++++ Information supplied ++++

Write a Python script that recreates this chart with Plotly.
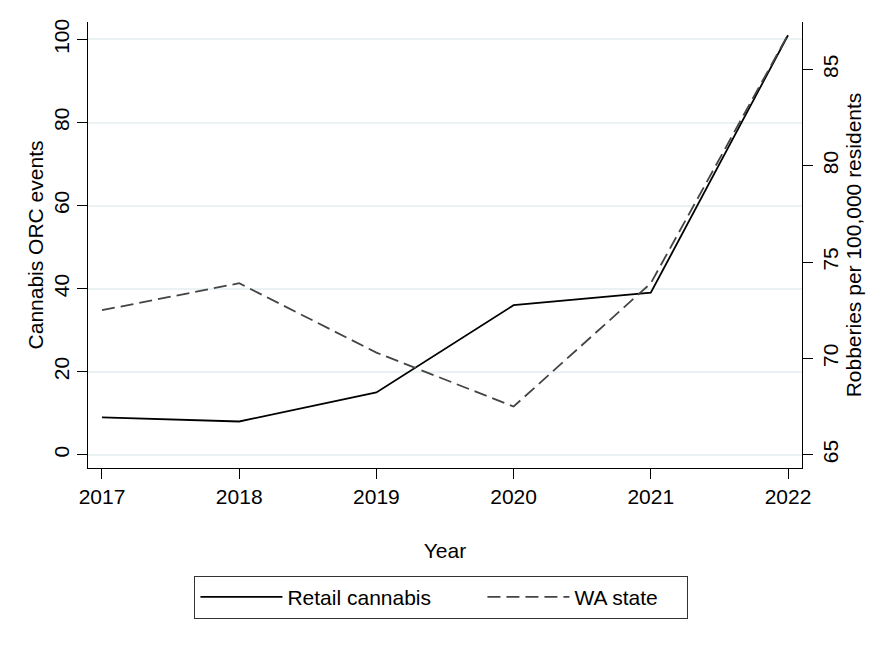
import plotly.graph_objects as go

years = [2017, 2018, 2019, 2020, 2021, 2022]
retail_cannabis = [9, 8, 15, 36, 39, 101]
wa_state = [72.5, 73.9, 70.3, 67.5, 73.9, 86.8]

left_ticks = [0, 20, 40, 60, 80, 100]
right_ticks = [65, 70, 75, 80, 85]

FONT = "Liberation Sans, Arial, sans-serif"
FS = 21

fig = go.Figure()
fig.add_trace(go.Scatter(
    x=years, y=retail_cannabis, mode="lines", name="Retail cannabis",
    line=dict(color="#000000", width=1.8), yaxis="y", legendwidth=190))
fig.add_trace(go.Scatter(
    x=years, y=wa_state, mode="lines", name="WA state",
    line=dict(color="#444444", width=1.8, dash="13px,6px"), yaxis="y2",
    legendwidth=108))

axis_common = dict(
    showline=True, linecolor="black", linewidth=1,
    ticks="outside", ticklen=10, tickwidth=1, tickcolor="black",
    tickfont=dict(family=FONT, size=FS, color="black"),
    zeroline=False, automargin=False,
)

fig.update_layout(
    width=891, height=648,
    paper_bgcolor="white", plot_bgcolor="white",
    margin=dict(l=80, r=97, t=14, b=188),
    font=dict(family=FONT, size=FS, color="black"),
    xaxis=dict(
        **axis_common, range=[2016.898, 2022.102], tickvals=years,
        showgrid=False,
        title=dict(text="Year", font=dict(family=FONT, size=FS), standoff=36),
    ),
    yaxis=dict(
        **axis_common, range=[-3.2, 104.2], tickvals=left_ticks, tickangle=-90,
        showgrid=True, gridcolor="#EAF2F3", gridwidth=1.5,
        title=dict(text="Cannabis ORC events", font=dict(family=FONT, size=FS), standoff=0),
    ),
    yaxis2=dict(
        **axis_common, range=[64.31, 87.46], tickvals=right_ticks, tickangle=-90,
        overlaying="y", side="right", showgrid=False,
        title=dict(text="Robberies per 100,000 residents", font=dict(family=FONT, size=FS), standoff=2),
    ),
    legend=dict(
        orientation="h", x=0.495, xanchor="center", y=-0.2415, yanchor="top",
        bordercolor="#333333", borderwidth=1, bgcolor="white",
        font=dict(family=FONT, size=FS, color="black"),
        itemwidth=82,
    ),
    showlegend=True,
)

fig.write_html("out.html")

++++

**What is asked**
Omit the pictures, then quote the rest of the material above exactly.

**Complete answer**
Write a Python script that recreates this chart with Plotly.
import plotly.graph_objects as go

years = [2017, 2018, 2019, 2020, 2021, 2022]
retail_cannabis = [9, 8, 15, 36, 39, 101]
wa_state = [72.5, 73.9, 70.3, 67.5, 73.9, 86.8]

left_ticks = [0, 20, 40, 60, 80, 100]
right_ticks = [65, 70, 75, 80, 85]

FONT = "Liberation Sans, Arial, sans-serif"
FS = 21

fig = go.Figure()
fig.add_trace(go.Scatter(
    x=years, y=retail_cannabis, mode="lines", name="Retail cannabis",
    line=dict(color="#000000", width=1.8), yaxis="y", legendwidth=190))
fig.add_trace(go.Scatter(
    x=years, y=wa_state, mode="lines", name="WA state",
    line=dict(color="#444444", width=1.8, dash="13px,6px"), yaxis="y2",
    legendwidth=108))

axis_common = dict(
    showline=True, linecolor="black", linewidth=1,
    ticks="outside", ticklen=10, tickwidth=1, tickcolor="black",
    tickfont=dict(family=FONT, size=FS, color="black"),
    zeroline=False, automargin=False,
)

fig.update_layout(
    width=891, height=648,
    paper_bgcolor="white", plot_bgcolor="white",
    margin=dict(l=80, r=97, t=14, b=188),
    font=dict(family=FONT, size=FS, color="black"),
    xaxis=dict(
        **axis_common, range=[2016.898, 2022.102], tickvals=years,
        showgrid=False,
        title=dict(text="Year", font=dict(family=FONT, size=FS), standoff=36),
    ),
    yaxis=dict(
        **axis_common, range=[-3.2, 104.2], tickvals=left_ticks, tickangle=-90,
        showgrid=True, gridcolor="#EAF2F3", gridwidth=1.5,
        title=dict(text="Cannabis ORC events", font=dict(family=FONT, size=FS), standoff=0),
    ),
    yaxis2=dict(
        **axis_common, range=[64.31, 87.46], tickvals=right_ticks, tickangle=-90,
        overlaying="y", side="right", showgrid=False,
        title=dict(text="Robberies per 100,000 residents", font=dict(family=FONT, size=FS), standoff=2),
    ),
    legend=dict(
        orientation="h", x=0.495, xanchor="center", y=-0.2415, yanchor="top",
        bordercolor="#333333", borderwidth=1, bgcolor="white",
        font=dict(family=FONT, size=FS, color="black"),
        itemwidth=82,
    ),
    showlegend=True,
)

fig.write_html("out.html")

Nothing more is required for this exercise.